DATA SEGMENT:
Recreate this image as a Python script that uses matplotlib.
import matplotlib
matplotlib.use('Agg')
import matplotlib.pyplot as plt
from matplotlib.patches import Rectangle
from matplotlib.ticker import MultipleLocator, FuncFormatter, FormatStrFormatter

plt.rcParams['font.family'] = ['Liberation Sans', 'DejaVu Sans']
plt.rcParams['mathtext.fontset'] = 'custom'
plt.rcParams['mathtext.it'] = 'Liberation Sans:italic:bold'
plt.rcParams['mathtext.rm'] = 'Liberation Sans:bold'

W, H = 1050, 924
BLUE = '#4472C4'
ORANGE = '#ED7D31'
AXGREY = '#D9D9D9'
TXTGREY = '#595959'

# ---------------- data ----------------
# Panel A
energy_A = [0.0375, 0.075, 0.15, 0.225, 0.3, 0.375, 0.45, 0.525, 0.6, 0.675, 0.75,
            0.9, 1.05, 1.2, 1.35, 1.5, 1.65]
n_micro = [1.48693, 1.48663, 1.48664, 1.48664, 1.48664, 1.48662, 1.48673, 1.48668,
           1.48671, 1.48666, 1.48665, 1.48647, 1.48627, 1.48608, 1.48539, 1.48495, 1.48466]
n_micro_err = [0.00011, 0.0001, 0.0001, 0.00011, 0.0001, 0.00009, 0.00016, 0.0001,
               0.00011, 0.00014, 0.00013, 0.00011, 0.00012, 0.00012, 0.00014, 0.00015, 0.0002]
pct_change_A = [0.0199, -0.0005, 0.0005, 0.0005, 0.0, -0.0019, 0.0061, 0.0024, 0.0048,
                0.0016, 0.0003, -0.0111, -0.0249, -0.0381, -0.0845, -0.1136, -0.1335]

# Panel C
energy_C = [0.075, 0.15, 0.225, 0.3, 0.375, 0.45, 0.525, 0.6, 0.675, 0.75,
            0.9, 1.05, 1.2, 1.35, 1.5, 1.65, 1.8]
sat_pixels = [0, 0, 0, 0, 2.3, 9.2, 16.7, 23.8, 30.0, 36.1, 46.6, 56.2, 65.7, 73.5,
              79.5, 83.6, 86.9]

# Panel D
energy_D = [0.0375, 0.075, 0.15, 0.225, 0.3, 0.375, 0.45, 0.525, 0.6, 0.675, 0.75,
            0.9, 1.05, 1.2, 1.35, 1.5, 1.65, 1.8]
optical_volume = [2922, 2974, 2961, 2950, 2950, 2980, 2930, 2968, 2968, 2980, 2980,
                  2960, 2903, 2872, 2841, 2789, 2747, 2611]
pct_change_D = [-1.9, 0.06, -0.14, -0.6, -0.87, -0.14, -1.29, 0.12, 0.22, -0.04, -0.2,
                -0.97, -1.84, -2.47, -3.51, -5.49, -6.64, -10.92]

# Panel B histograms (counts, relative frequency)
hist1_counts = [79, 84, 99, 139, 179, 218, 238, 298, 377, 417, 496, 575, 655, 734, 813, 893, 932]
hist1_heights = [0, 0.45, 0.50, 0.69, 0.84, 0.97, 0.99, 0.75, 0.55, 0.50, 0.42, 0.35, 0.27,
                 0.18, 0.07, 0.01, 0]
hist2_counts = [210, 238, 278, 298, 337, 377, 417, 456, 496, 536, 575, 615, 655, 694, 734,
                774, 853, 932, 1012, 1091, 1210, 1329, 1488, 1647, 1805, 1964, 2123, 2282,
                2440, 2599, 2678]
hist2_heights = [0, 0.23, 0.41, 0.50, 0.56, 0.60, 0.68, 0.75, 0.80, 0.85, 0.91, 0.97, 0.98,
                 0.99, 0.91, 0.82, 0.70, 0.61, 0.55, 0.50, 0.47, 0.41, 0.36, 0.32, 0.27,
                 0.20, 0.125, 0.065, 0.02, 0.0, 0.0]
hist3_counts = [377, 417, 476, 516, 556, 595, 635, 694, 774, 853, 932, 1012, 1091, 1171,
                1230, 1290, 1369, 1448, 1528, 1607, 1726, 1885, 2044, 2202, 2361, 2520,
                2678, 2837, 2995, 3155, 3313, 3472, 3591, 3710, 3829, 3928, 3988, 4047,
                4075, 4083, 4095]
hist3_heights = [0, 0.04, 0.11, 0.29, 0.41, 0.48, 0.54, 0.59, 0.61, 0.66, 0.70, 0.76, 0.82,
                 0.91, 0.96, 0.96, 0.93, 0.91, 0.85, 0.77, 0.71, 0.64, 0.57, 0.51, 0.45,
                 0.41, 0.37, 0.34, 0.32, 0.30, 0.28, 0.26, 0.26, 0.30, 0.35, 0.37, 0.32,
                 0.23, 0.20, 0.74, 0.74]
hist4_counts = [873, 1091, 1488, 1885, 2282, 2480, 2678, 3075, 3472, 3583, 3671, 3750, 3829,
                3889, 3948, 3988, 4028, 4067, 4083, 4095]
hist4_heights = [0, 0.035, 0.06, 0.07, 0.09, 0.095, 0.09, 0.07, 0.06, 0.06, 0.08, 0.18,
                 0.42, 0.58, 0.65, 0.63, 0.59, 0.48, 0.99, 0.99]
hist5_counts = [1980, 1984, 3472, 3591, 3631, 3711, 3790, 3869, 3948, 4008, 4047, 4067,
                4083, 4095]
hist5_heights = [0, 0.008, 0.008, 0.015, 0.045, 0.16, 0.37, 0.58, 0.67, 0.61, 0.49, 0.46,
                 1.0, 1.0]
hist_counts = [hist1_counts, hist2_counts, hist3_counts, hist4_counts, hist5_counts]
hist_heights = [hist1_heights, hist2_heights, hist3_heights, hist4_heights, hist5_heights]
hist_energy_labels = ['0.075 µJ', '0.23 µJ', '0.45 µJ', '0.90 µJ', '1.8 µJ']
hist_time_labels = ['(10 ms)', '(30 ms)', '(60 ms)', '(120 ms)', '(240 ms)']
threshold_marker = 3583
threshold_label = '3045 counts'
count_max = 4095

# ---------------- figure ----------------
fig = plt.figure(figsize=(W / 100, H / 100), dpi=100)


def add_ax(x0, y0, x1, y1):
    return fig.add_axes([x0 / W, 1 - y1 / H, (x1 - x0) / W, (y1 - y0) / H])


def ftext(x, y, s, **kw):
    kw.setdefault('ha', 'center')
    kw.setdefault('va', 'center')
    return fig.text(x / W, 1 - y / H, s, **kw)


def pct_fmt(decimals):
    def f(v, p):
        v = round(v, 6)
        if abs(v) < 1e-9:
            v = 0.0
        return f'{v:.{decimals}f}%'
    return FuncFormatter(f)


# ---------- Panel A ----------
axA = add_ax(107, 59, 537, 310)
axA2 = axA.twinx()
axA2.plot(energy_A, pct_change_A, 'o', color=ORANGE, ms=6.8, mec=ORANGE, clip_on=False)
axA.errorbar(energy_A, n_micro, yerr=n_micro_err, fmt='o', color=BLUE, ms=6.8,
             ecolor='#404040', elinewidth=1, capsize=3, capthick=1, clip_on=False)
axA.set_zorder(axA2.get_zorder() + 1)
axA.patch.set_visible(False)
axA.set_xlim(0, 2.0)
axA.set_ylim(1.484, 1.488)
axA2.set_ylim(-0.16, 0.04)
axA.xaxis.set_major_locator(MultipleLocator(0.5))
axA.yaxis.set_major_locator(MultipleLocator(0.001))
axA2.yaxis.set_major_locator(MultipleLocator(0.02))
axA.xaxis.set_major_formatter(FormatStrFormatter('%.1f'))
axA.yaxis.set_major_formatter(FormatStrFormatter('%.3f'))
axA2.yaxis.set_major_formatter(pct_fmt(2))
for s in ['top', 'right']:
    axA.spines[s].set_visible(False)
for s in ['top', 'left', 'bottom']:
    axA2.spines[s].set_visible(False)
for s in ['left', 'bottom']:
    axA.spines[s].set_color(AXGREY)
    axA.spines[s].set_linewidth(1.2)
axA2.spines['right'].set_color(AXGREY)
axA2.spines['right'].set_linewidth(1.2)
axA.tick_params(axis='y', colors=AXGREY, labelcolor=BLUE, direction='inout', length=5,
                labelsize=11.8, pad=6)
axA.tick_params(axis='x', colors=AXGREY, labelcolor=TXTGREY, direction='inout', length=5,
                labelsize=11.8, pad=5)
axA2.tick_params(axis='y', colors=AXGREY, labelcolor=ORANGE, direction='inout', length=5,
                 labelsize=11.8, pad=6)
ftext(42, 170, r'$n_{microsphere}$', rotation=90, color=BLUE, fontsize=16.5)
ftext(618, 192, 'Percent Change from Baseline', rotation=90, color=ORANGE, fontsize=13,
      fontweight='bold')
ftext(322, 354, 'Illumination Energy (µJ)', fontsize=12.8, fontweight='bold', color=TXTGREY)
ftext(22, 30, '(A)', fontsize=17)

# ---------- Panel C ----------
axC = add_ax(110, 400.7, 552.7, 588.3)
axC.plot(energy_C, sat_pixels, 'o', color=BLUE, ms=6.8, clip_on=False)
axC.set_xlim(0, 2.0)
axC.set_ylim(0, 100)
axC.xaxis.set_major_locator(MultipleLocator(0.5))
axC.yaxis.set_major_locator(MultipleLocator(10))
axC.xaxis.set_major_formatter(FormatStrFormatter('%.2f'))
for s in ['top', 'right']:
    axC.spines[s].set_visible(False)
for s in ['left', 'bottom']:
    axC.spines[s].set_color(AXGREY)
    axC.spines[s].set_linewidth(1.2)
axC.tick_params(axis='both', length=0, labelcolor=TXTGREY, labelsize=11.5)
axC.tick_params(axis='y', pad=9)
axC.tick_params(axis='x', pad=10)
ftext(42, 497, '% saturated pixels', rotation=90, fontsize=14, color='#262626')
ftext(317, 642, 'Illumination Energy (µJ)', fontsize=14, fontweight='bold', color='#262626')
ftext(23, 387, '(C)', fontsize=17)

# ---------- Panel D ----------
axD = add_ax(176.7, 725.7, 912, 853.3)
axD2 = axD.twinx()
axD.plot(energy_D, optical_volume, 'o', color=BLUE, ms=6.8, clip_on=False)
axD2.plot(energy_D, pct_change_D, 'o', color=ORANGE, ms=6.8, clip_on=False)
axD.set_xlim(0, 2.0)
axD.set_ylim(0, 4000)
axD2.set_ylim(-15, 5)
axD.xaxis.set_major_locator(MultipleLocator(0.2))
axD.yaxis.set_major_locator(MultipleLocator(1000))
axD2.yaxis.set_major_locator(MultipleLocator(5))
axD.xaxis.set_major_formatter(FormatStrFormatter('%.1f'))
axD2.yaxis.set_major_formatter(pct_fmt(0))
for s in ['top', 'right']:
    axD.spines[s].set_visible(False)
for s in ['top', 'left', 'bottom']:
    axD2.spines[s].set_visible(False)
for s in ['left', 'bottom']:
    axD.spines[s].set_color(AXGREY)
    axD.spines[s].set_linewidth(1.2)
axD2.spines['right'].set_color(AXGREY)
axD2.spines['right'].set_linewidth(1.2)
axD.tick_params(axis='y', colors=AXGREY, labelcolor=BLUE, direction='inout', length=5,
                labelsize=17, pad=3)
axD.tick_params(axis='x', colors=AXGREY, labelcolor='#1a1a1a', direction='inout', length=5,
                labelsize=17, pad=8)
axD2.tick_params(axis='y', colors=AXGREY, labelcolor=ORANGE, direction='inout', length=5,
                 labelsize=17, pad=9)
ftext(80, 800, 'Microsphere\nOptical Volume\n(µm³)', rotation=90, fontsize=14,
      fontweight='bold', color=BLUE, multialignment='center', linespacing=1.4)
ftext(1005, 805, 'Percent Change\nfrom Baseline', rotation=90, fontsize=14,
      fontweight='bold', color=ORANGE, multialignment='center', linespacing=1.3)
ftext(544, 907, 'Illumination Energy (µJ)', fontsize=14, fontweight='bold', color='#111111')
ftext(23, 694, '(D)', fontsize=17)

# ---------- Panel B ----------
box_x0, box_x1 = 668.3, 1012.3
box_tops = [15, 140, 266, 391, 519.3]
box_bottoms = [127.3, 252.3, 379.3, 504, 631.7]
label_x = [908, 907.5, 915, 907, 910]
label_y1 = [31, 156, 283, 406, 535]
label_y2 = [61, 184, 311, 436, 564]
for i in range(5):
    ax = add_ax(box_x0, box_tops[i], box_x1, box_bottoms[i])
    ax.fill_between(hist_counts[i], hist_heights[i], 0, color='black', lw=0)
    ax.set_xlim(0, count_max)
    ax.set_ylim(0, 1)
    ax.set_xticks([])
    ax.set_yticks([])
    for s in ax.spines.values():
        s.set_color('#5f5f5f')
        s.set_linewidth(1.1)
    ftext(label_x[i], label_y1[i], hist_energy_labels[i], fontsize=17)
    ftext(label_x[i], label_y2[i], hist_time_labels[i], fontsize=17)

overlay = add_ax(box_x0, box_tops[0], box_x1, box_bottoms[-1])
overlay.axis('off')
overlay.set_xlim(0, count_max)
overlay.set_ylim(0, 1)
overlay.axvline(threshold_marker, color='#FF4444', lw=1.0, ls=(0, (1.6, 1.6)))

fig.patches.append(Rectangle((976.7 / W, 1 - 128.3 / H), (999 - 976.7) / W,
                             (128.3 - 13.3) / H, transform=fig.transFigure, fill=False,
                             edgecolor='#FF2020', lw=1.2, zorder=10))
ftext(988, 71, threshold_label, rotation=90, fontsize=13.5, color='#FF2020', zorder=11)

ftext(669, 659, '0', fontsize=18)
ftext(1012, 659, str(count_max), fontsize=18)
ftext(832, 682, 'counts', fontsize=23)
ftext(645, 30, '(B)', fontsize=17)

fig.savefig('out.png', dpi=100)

SET EXERCISE:
Repeat the material word for word from its opening line up to and including the line containing "79.5, 83.6, 86.9]".

ANSWER FOR THIS EXERCISE:
Recreate this image as a Python script that uses matplotlib.
import matplotlib
matplotlib.use('Agg')
import matplotlib.pyplot as plt
from matplotlib.patches import Rectangle
from matplotlib.ticker import MultipleLocator, FuncFormatter, FormatStrFormatter

plt.rcParams['font.family'] = ['Liberation Sans', 'DejaVu Sans']
plt.rcParams['mathtext.fontset'] = 'custom'
plt.rcParams['mathtext.it'] = 'Liberation Sans:italic:bold'
plt.rcParams['mathtext.rm'] = 'Liberation Sans:bold'

W, H = 1050, 924
BLUE = '#4472C4'
ORANGE = '#ED7D31'
AXGREY = '#D9D9D9'
TXTGREY = '#595959'

# ---------------- data ----------------
# Panel A
energy_A = [0.0375, 0.075, 0.15, 0.225, 0.3, 0.375, 0.45, 0.525, 0.6, 0.675, 0.75,
            0.9, 1.05, 1.2, 1.35, 1.5, 1.65]
n_micro = [1.48693, 1.48663, 1.48664, 1.48664, 1.48664, 1.48662, 1.48673, 1.48668,
           1.48671, 1.48666, 1.48665, 1.48647, 1.48627, 1.48608, 1.48539, 1.48495, 1.48466]
n_micro_err = [0.00011, 0.0001, 0.0001, 0.00011, 0.0001, 0.00009, 0.00016, 0.0001,
               0.00011, 0.00014, 0.00013, 0.00011, 0.00012, 0.00012, 0.00014, 0.00015, 0.0002]
pct_change_A = [0.0199, -0.0005, 0.0005, 0.0005, 0.0, -0.0019, 0.0061, 0.0024, 0.0048,
                0.0016, 0.0003, -0.0111, -0.0249, -0.0381, -0.0845, -0.1136, -0.1335]

# Panel C
energy_C = [0.075, 0.15, 0.225, 0.3, 0.375, 0.45, 0.525, 0.6, 0.675, 0.75,
            0.9, 1.05, 1.2, 1.35, 1.5, 1.65, 1.8]
sat_pixels = [0, 0, 0, 0, 2.3, 9.2, 16.7, 23.8, 30.0, 36.1, 46.6, 56.2, 65.7, 73.5,
              79.5, 83.6, 86.9]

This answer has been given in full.